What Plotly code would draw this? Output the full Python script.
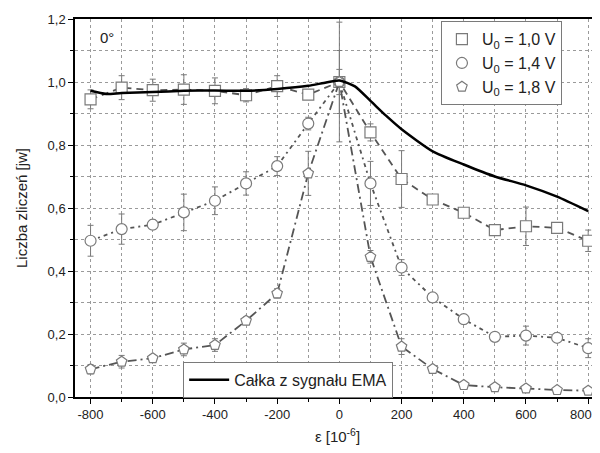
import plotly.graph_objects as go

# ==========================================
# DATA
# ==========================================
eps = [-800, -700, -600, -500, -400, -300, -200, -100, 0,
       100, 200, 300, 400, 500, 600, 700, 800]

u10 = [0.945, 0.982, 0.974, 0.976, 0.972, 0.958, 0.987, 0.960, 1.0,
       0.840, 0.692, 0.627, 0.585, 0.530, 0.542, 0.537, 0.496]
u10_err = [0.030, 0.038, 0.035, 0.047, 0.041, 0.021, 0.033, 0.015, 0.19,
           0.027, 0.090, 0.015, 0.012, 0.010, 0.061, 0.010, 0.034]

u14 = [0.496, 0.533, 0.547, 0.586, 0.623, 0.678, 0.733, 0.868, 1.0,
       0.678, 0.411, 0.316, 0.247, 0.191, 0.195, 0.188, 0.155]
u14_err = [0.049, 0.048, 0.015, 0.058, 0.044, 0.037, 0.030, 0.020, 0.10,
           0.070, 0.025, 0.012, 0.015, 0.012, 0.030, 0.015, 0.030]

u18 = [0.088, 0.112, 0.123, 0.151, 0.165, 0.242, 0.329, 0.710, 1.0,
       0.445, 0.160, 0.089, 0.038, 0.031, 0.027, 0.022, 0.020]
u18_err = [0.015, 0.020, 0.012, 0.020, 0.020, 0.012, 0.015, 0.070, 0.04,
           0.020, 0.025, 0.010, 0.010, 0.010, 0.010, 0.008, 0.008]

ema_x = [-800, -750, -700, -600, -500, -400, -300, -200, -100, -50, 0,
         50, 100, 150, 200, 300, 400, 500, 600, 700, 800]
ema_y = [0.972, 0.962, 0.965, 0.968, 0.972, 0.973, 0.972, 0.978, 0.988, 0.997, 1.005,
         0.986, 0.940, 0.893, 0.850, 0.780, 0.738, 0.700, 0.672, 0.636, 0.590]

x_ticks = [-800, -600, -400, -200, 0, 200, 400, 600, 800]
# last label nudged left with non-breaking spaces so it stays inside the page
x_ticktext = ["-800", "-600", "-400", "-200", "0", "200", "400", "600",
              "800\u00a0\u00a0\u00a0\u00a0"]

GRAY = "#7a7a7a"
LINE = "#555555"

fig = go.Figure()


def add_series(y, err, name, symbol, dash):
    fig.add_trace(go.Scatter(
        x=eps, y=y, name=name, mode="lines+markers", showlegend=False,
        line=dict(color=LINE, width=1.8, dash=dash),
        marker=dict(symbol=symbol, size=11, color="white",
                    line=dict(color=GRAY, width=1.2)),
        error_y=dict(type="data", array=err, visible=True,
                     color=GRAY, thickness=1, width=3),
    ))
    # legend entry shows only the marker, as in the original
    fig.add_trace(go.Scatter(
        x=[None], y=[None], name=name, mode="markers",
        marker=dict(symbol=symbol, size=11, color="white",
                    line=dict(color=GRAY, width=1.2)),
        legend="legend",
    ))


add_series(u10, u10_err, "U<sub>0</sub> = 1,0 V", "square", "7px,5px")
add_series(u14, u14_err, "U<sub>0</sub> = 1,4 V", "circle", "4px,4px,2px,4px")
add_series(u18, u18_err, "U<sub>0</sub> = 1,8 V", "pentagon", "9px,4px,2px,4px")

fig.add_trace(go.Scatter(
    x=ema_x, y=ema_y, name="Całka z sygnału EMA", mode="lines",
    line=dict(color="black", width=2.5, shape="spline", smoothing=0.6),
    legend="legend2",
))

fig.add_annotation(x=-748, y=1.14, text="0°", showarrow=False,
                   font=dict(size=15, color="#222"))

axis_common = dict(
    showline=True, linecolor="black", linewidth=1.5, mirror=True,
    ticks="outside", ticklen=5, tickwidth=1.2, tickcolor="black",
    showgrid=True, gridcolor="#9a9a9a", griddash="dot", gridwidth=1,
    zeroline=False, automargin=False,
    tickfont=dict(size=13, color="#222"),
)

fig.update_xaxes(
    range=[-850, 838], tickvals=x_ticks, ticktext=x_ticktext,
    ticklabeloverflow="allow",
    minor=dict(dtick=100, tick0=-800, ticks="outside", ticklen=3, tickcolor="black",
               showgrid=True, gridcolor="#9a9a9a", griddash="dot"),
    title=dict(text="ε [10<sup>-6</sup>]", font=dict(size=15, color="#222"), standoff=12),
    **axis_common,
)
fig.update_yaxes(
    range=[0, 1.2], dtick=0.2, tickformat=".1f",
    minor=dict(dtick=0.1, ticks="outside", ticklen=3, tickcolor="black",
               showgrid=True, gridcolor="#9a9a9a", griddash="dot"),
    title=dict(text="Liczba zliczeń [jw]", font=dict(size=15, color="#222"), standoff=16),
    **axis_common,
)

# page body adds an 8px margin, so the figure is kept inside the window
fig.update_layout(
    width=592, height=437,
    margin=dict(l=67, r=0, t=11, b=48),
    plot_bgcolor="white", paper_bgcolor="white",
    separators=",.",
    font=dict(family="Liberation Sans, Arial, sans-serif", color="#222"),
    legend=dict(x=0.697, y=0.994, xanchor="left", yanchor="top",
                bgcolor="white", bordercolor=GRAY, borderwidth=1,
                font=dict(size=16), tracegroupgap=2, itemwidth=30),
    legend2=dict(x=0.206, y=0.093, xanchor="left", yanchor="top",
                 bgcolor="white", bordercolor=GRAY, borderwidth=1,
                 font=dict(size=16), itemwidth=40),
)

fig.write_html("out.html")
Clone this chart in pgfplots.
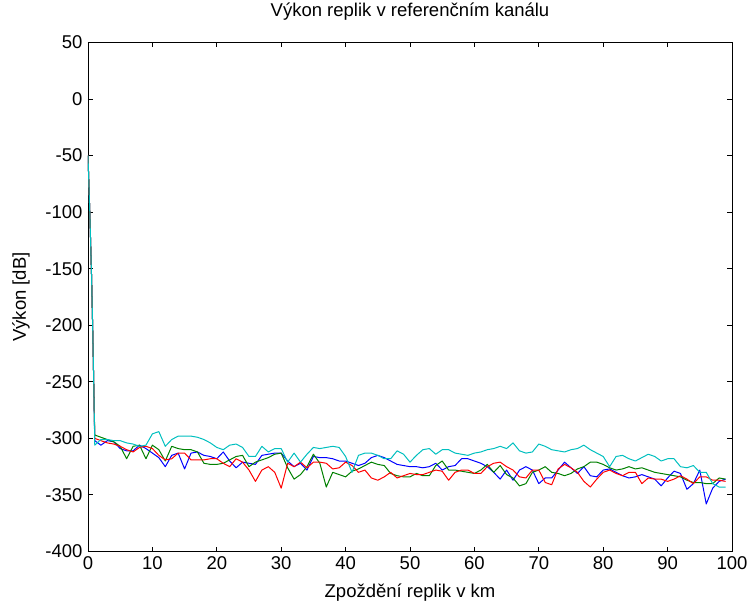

*What you have to do*
Show every line where the string "this" appears.

*Solution below*
What Plotly code would draw this? Output the full Python script.
Clone this chart in pgfplots.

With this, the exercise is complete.